Anyone who responds to this ad will need to be sent promotional information and if they join you get the $25.
The fee is a one-time $25 with an optional $10 to get a “website just like this one”.
Are there any flaws to this system?
There are plenty of flaws. To begin with let’s take a look at the actual product you are promoting, drum roll please; you are promoting the same site you just signed up to!
That’s right; there are no products, no services, nothing. Your main aim is to get people to do the same thing that you are doing.
This is just a modern day version of the envelope stuffing scams that were running rampant years ago. You are making money by promoting the idea of making money.
The only ways in which this differs from a standard pyramid scheme is that there is an extremely short “downline” (just you) and that the site owners are not part of the downline.
I am tempted to coin a new phrase and call this a “ziggurat scheme”.
You may be wondering how the parent company is making money off of this as the $25 dollars goes to you not them.
The only thing I can ascertain is that they make money from the “website” which in fact is just their website with an affiliate link.
It’s actually quite a clever way of making money off of people. Get people to sign up – in fact you cannot even sign up directly, you have to go through a person’s link to do so – and then get them to do the work in spreading the word about the system.
All they need to do is set up the site to automate the affiliate link and let’s say most people buy the “website” offer at $10 bucks, that’s easy cash.
And then there is the Craiglist flaw. OK, so you don’t need to use Craiglist and there are other possibilities listed for you, but that’s the main one they push.
Unfortunately, but really not a surprise, Craiglist has already started blocking the 3 default adverts you are supplied with, meaning you will need to use other ways and methods to spread the word or different adverts.
If you have little to no marketing acumen you may struggle to get a return due to this.
It would be no surprise to me if other classified advert places and the like are banning anything to do with this site.
There are other issues I have with this scheme: there is no refund policy at all and their sales page lists fake badges to Honest Jobs Online (who are they?

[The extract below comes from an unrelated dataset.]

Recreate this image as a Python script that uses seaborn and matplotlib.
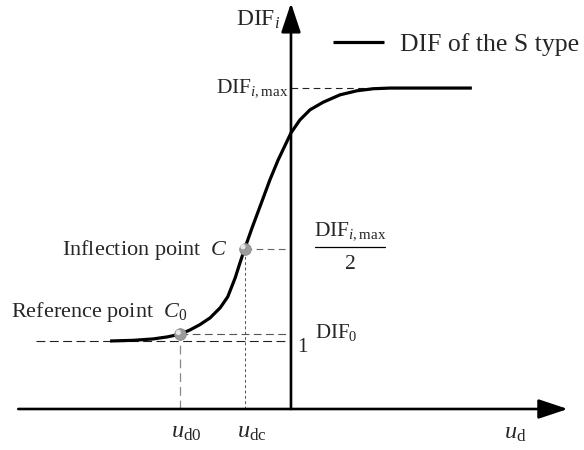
import matplotlib
matplotlib.use("Agg")
import matplotlib.pyplot as plt
import matplotlib.transforms as mtransforms
from matplotlib.font_manager import FontProperties
import seaborn as sns

# S-shaped dynamic increase factor curve (u_d on x, DIF_i on y)
curve_x = [-2.66, -2.32, -2.03, -1.82, -1.63, -1.49, -1.34, -1.19, -1.04, -0.93,
           -0.82, -0.75, -0.68, -0.57, -0.41, -0.31, -0.19, 0.00, 0.13, 0.28,
           0.47, 0.72, 0.97, 1.21, 1.46, 1.90, 2.66]
curve_y = [1.00, 1.01, 1.03, 1.06, 1.10, 1.16, 1.24, 1.34, 1.49, 1.65,
           1.93, 2.15, 2.36, 2.67, 3.10, 3.37, 3.66, 4.06, 4.25, 4.40,
           4.51, 4.62, 4.68, 4.71, 4.72, 4.72, 4.72]

dif_max = 4.72          # plateau DIF_i,max
dif_base = 1.0          # lower asymptote "1"
u_d0, dif_0 = -1.63, 1.10   # reference point C0
u_dc = -0.68                # inflection point C
dif_c = dif_max / 2

sns.set_theme(style="white")
plt.rcParams["font.family"] = ["Liberation Serif", "DejaVu Serif"]
plt.rcParams["mathtext.fontset"] = "custom"
plt.rcParams["mathtext.rm"] = "Liberation Serif"
plt.rcParams["mathtext.it"] = "Liberation Serif:italic"
plt.rcParams["mathtext.bf"] = "Liberation Serif:bold"

fig = plt.figure(figsize=(5.84, 4.5), dpi=100)
ax = fig.add_axes([0, 0, 1, 1])
ax.set_xlim(-4.279, 4.309)
ax.set_ylim(-0.603, 6.015)
ax.set_axis_off()

# coordinate axes with arrow heads
arrow_kw = dict(arrowstyle="-|>,head_length=0.9,head_width=0.3", lw=1.9,
                color="black", shrinkA=0, shrinkB=0, mutation_scale=20)
ax.annotate("", xy=(4.07, 0), xytext=(-4.01, 0), arrowprops=arrow_kw)
ax.annotate("", xy=(0, 5.97), xytext=(0, 0), arrowprops=arrow_kw)

# guide lines
ax.plot([-3.75, 0], [dif_base, dif_base], color="#222222", lw=0.8, dashes=(8, 4))
ax.plot([u_d0, 0], [dif_0, dif_0], color="#555555", lw=0.8, dashes=(7, 4))
ax.plot([u_d0, u_d0], [0, dif_0], color="#888888", lw=0.9, dashes=(7, 4))
ax.plot([u_dc, u_dc], [0, dif_c], color="#555555", lw=0.7, dashes=(3, 2.5))
ax.plot([u_dc, 0], [dif_c, dif_c], color="#666666", lw=0.8, dashes=(6, 4))
ax.plot([0, 1.6], [dif_max, dif_max], color="#222222", lw=0.8, dashes=(6, 4))

# the curve
sns.lineplot(x=curve_x, y=curve_y, color="black", lw=2.3, ax=ax,
             solid_joinstyle="round", solid_capstyle="butt",
             label="DIF of the S type")

# C0 and C drawn as small grey spheres
pts_x = [u_d0, u_dc]
pts_y = [dif_0, dif_c]
sns.scatterplot(x=pts_x, y=pts_y, s=70, color="#9c9c9c", edgecolor="#8a8a8a",
                linewidth=0.6, ax=ax, zorder=5, legend=False)
hl = sns.scatterplot(x=pts_x, y=pts_y, s=14, color="#e6e6e6", edgecolor="none",
                     ax=ax, zorder=6, legend=False)
hl.collections[-1].set_offset_transform(
    mtransforms.offset_copy(ax.transData, fig=fig, x=-1.3, y=1.3, units="points"))

ax.legend(loc="center left", bbox_to_anchor=(0.570, 0.902), frameon=False,
          handlelength=2.0, handletextpad=0.6, borderpad=0, borderaxespad=0,
          prop=FontProperties(family="Liberation Serif", size=18.5))

# labels
ax.text(-0.81, 5.72, r"DIF$_{i}$", fontsize=17, ha="left", va="center")
ax.text(-0.04, dif_max, r"DIF$_{i,\mathrm{max}}$", fontsize=15.5,
        ha="right", va="center")
ax.text(0.87, 2.62, r"DIF$_{i,\mathrm{max}}$", fontsize=15.5,
        ha="center", va="center")
ax.plot([0.35, 1.38], [2.38, 2.38], color="black", lw=0.9)
ax.text(0.87, 2.12, "2", fontsize=15.5, ha="center", va="center")
ax.text(0.17, 0.91, "1", fontsize=15, ha="center", va="center")
ax.text(0.35, 1.13, r"DIF$_{0}$", fontsize=15, ha="left", va="center")
ax.text(-0.92, 2.34, r"Inflection point  $C$", fontsize=16,
        ha="right", va="center")
ax.text(-1.52, 1.42, r"Reference point  $C_{0}$", fontsize=16,
        ha="right", va="center")
ax.text(u_d0 + 0.09, -0.34, r"$u_{\mathrm{d0}}$", fontsize=17.5, ha="center", va="center")
ax.text(u_dc + 0.10, -0.34, r"$u_{\mathrm{dc}}$", fontsize=17.5, ha="center", va="center")
ax.text(3.30, -0.36, r"$u_{\mathrm{d}}$", fontsize=17.5, ha="center", va="center")

fig.savefig("out.png", dpi=100)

I can’t trace them) and security sites.
The Bottom Line
Everything about this site screams scam! Somebody I know put me on to this site and as soon as I saw it I told them to avoid it like the plague!
That being said, I wouldn’t be giving an honest review if I didn’t tell you that you can probably make money from this.
You may be wondering why I am calling it a scam and yet saying it is profitable? Well, for me it comes down to what you are selling and the ethics behind it.
You are selling thin air and promises. If there isn’t anything tangible, be it physical, digital or a service, then it is a scam.
I also find it highly unethical for the same reasons; you are recruiting people in order to make money from their recruitment, and putting them into a situation where they in turn need to recruit people to make money.
I can’t tell you what to do, but my advice is to steer clear of this one.